Although the law does permit employers to require tip pooling, the employers may not require tipped employees to share tips with other restaurant workers who do not “customarily and regularly receive tips.” Under the Fair Labor Standards Act, the federally mandated minimum wage is $7.25 per hour.

However, employers may claim a tip credit to reduce the hourly wage that they are required to pay to employees who customarily and regularly receive more than $30 per month in tips from customers.

This tip credit to the employer is meant to reflect the cash wages the employee receives while working and permits the employer to pay an hourly rate less than $7.25 per hour.  The tip credit may not exceed the amount of tips the employee actually receives.

Furthermore, the employer is prohibited from using an employee’s tips for any reason other than as a credit against its minimum wage obligation or in furtherance of a valid tip pool.

A valid tip pool may not include employees who do not customarily and regularly receive tips, such as: dishwashers, cooks, chefs, and janitors.  In their lawsuit against Texas Road House, the Plaintiffs alleged that “expediters” were not employees that customarily and regularly receive tips of more than $30 per month from customers.

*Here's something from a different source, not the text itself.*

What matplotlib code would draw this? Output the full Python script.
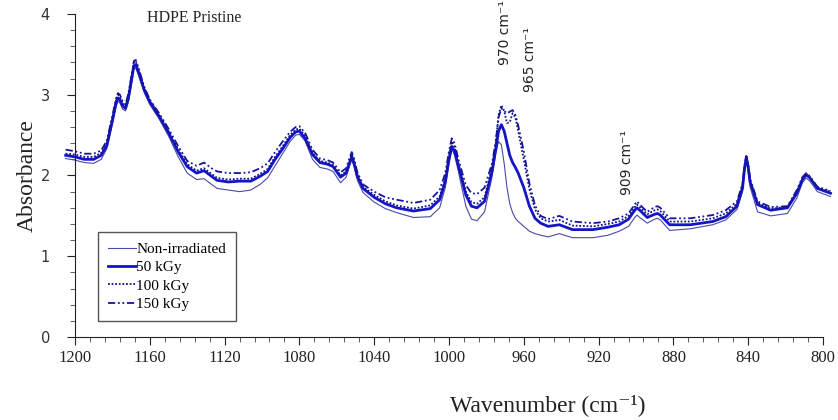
import numpy as np
import matplotlib
matplotlib.use("Agg")
import matplotlib.pyplot as plt
from matplotlib.ticker import MultipleLocator

# wavenumber grid (cm-1)
wavenumber = [1205, 1200, 1195, 1190, 1186, 1183, 1180, 1178, 1177, 1176, 1174.5, 1173, 1171.5, 1170, 1168.5, 1167.5, 1166, 1163,
              1160, 1155, 1150, 1145, 1140, 1135, 1131, 1127, 1124, 1118, 1112, 1106, 1101, 1097,
              1093, 1089, 1085, 1082, 1080, 1077, 1073, 1069, 1065, 1062, 1058, 1055, 1053, 1052, 1051, 1049, 1046,
              1040, 1034, 1028, 1019, 1010, 1005, 1002, 1000, 998.5, 997, 995, 991, 988, 985, 981, 977,
              975, 973.5, 972, 970.5, 969, 967.5, 966, 964.5, 963, 960, 957, 954, 951, 947, 941, 934, 923, 915,
              909, 904, 901, 899.5, 898, 894, 890, 888.5, 887, 882, 871, 859, 852, 846, 843, 842, 841, 840, 839, 835,
              828, 819, 814, 811, 809, 807, 803, 796]

non_irradiated = [2.21, 2.19, 2.16, 2.15, 2.20, 2.33, 2.64, 2.86, 2.92, 2.90, 2.82, 2.80, 2.91, 3.11, 3.32, 3.33, 3.24, 3.03,
                  2.88, 2.70, 2.49, 2.24, 2.03, 1.95, 1.96, 1.89, 1.84, 1.82, 1.80, 1.82, 1.89, 1.97,
                  2.12, 2.27, 2.42, 2.50, 2.51, 2.43, 2.20, 2.10, 2.08, 2.05, 1.91, 1.98, 2.13, 2.19, 2.13, 1.94, 1.79,
                  1.67, 1.59, 1.54, 1.48, 1.49, 1.60, 1.85, 2.15, 2.33, 2.25, 2.05, 1.62, 1.46, 1.44, 1.55, 1.98,
                  2.28, 2.42, 2.38, 2.15, 1.85, 1.65, 1.54, 1.47, 1.43, 1.37, 1.31, 1.28, 1.26, 1.24, 1.28, 1.23, 1.23, 1.26,
                  1.31, 1.37, 1.47, 1.51, 1.48, 1.41, 1.46, 1.47, 1.45, 1.32, 1.34, 1.39, 1.45, 1.58, 1.80, 2.04, 2.20, 2.05, 1.86, 1.55,
                  1.50, 1.53, 1.72, 1.91, 1.97, 1.93, 1.80, 1.74]

kgy_50 = [2.25, 2.23, 2.20, 2.20, 2.25, 2.37, 2.68, 2.90, 2.96, 2.94, 2.86, 2.83, 2.95, 3.15, 3.36, 3.37, 3.28, 3.06,
          2.91, 2.73, 2.53, 2.30, 2.11, 2.03, 2.06, 1.99, 1.94, 1.92, 1.93, 1.93, 1.99, 2.05,
          2.20, 2.33, 2.47, 2.54, 2.55, 2.46, 2.26, 2.16, 2.14, 2.11, 1.98, 2.03, 2.17, 2.23, 2.17, 1.99, 1.84,
          1.73, 1.65, 1.60, 1.56, 1.59, 1.70, 1.92, 2.20, 2.36, 2.30, 2.12, 1.76, 1.62, 1.60, 1.68, 2.05,
          2.32, 2.55, 2.63, 2.55, 2.40, 2.25, 2.16, 2.10, 2.03, 1.85, 1.62, 1.47, 1.41, 1.37, 1.39, 1.33, 1.33, 1.36,
          1.39, 1.46, 1.56, 1.60, 1.57, 1.48, 1.52, 1.53, 1.51, 1.39, 1.39, 1.43, 1.49, 1.62, 1.85, 2.08, 2.23, 2.10, 1.92, 1.64,
          1.57, 1.60, 1.78, 1.95, 2.01, 1.97, 1.84, 1.78]

kgy_100 = [2.27, 2.26, 2.23, 2.23, 2.28, 2.40, 2.71, 2.94, 3.00, 2.98, 2.89, 2.86, 2.99, 3.19, 3.40, 3.41, 3.31, 3.08,
           2.93, 2.75, 2.55, 2.33, 2.14, 2.06, 2.09, 2.02, 1.97, 1.95, 1.96, 1.96, 2.02, 2.08,
           2.23, 2.36, 2.50, 2.57, 2.58, 2.49, 2.28, 2.18, 2.16, 2.13, 2.00, 2.05, 2.20, 2.26, 2.20, 2.01, 1.86,
           1.76, 1.68, 1.63, 1.59, 1.63, 1.74, 1.96, 2.25, 2.42, 2.35, 2.15, 1.80, 1.67, 1.65, 1.73, 2.10,
           2.40, 2.75, 2.87, 2.80, 2.65, 2.66, 2.77, 2.72, 2.55, 2.20, 1.83, 1.58, 1.47, 1.43, 1.45, 1.38, 1.37, 1.40,
           1.43, 1.50, 1.60, 1.64, 1.61, 1.52, 1.57, 1.58, 1.56, 1.43, 1.43, 1.47, 1.53, 1.65, 1.88, 2.10, 2.24, 2.12, 1.94, 1.66,
           1.59, 1.61, 1.80, 1.96, 2.02, 1.98, 1.85, 1.80]

kgy_150 = [2.32, 2.30, 2.27, 2.27, 2.31, 2.43, 2.74, 2.96, 3.02, 3.00, 2.92, 2.88, 3.01, 3.21, 3.42, 3.43, 3.33, 3.10,
           2.94, 2.77, 2.58, 2.37, 2.18, 2.12, 2.16, 2.09, 2.05, 2.03, 2.03, 2.04, 2.09, 2.15,
           2.29, 2.42, 2.54, 2.60, 2.61, 2.53, 2.32, 2.21, 2.19, 2.16, 2.04, 2.09, 2.23, 2.29, 2.23, 2.04, 1.89,
           1.80, 1.73, 1.70, 1.66, 1.70, 1.82, 2.03, 2.30, 2.46, 2.40, 2.20, 1.88, 1.78, 1.77, 1.85, 2.15,
           2.42, 2.72, 2.83, 2.80, 2.77, 2.79, 2.81, 2.75, 2.62, 2.30, 1.90, 1.63, 1.50, 1.46, 1.50, 1.43, 1.41, 1.43,
           1.47, 1.53, 1.63, 1.68, 1.64, 1.55, 1.61, 1.62, 1.60, 1.47, 1.47, 1.51, 1.57, 1.68, 1.90, 2.12, 2.24, 2.14, 1.96, 1.68,
           1.61, 1.62, 1.82, 1.98, 2.03, 1.99, 1.86, 1.81]

series_labels = ["Non-irradiated", "50 kGy", "100 kGy", "150 kGy"]
peak_labels = ["970", "965", "909"]

serif = ["Liberation Serif", "DejaVu Serif"]

fig = plt.figure(figsize=(8.38, 4.2), dpi=100)
ax = fig.add_axes([0.0895, 0.1976, 0.8926, 0.7691])

ax.plot(wavenumber, non_irradiated, color="#4a4aa6", lw=0.8, label=series_labels[0], clip_on=False)
ax.plot(wavenumber, kgy_50, color="#1515c8", lw=2.0, label=series_labels[1], clip_on=False)
ax.plot(wavenumber, kgy_100, color="#12128c", lw=1.3, ls=(0, (1, 1)), label=series_labels[2], clip_on=False)
ax.plot(wavenumber, kgy_150, color="#15159c", lw=1.3, ls=(0, (4, 1.5, 1, 1.5, 1, 1.5)),
        label=series_labels[3], clip_on=False)

ax.set_xlim(1200, 800)
ax.set_ylim(0, 4)
ax.xaxis.set_major_locator(MultipleLocator(40))
ax.xaxis.set_minor_locator(MultipleLocator(8))
ax.yaxis.set_major_locator(MultipleLocator(1))
ax.yaxis.set_minor_locator(MultipleLocator(0.2))
for s in ["top", "right"]:
    ax.spines[s].set_visible(False)
for s in ["left", "bottom"]:
    ax.spines[s].set_color("#222222")
ax.tick_params(which="major", direction="out", length=6, color="#222222")
ax.tick_params(which="minor", direction="out", length=3.5, color="#444444")
ax.tick_params(axis="x", labelsize=12, pad=3)
ax.tick_params(axis="y", labelsize=10.5, labelcolor="#333333", pad=12)
for lab in ax.get_xticklabels():
    lab.set_fontfamily(serif)
    lab.set_color("#222222")

ax.set_ylabel("Absorbance", fontfamily=serif, fontsize=17, color="#222222", labelpad=2)
fig.text(0.654, 0.036, "Wavenumber (cm\u207b\u00b9)", fontfamily=serif, fontsize=17,
         color="#222222", ha="center", va="center")
fig.text(0.1755, 0.958, "HDPE Pristine", fontfamily=serif, fontsize=11.5,
         color="#222222", ha="left", va="center")

peak_pos = [(970, 3.37), (956.5, 3.03), (904.8, 1.76)]
for lab, (xp, yp) in zip(peak_labels, peak_pos):
    ax.text(xp, yp, lab + " cm\u207b\u00b9", rotation=90, ha="center", va="bottom",
            fontsize=10, color="#222222", fontfamily=["DejaVu Sans"])

leg = ax.legend(loc="lower left", bbox_to_anchor=(0.031, 0.05), prop={"family": serif, "size": 11},
                handlelength=1.8, handletextpad=0.05, labelspacing=0.3, borderpad=0.65,
                fancybox=False, framealpha=1, borderaxespad=0)
leg.get_frame().set_edgecolor("#555555")
leg.get_frame().set_linewidth(1.0)

fig.savefig("out.png", dpi=100)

The Plaintiffs’ Complaint explained that expediters were “the gate-keepers of the kitchen” who are not permitted to participate in the tip-pool under the Fair Labor Standards Act because they rarely, if ever, leave the setup area in the kitchen.  Accordingly, the Texas Road House tip pool that required servers to share their tips with expediters was illegal.

Without the benefit of the tip credit provision, the employer must pay each employee the statutory minimum wage of $7.25 per hour.  The class of plaintiffs was not limited to servers, but also included other employees that the employer paid less than $7.25 and claimed a tip credit for such as bartenders and food runners.

The Fair Labor Standards Act also permits employees to recover liquidated damages or double the amount that is owed to them when the employer’s violation of the Act is willful, knowing, intentional, or reckless.  The Act also allows the Plaintiff to recovery all reasonable costs and attorney fees incurred in the course of the litigation.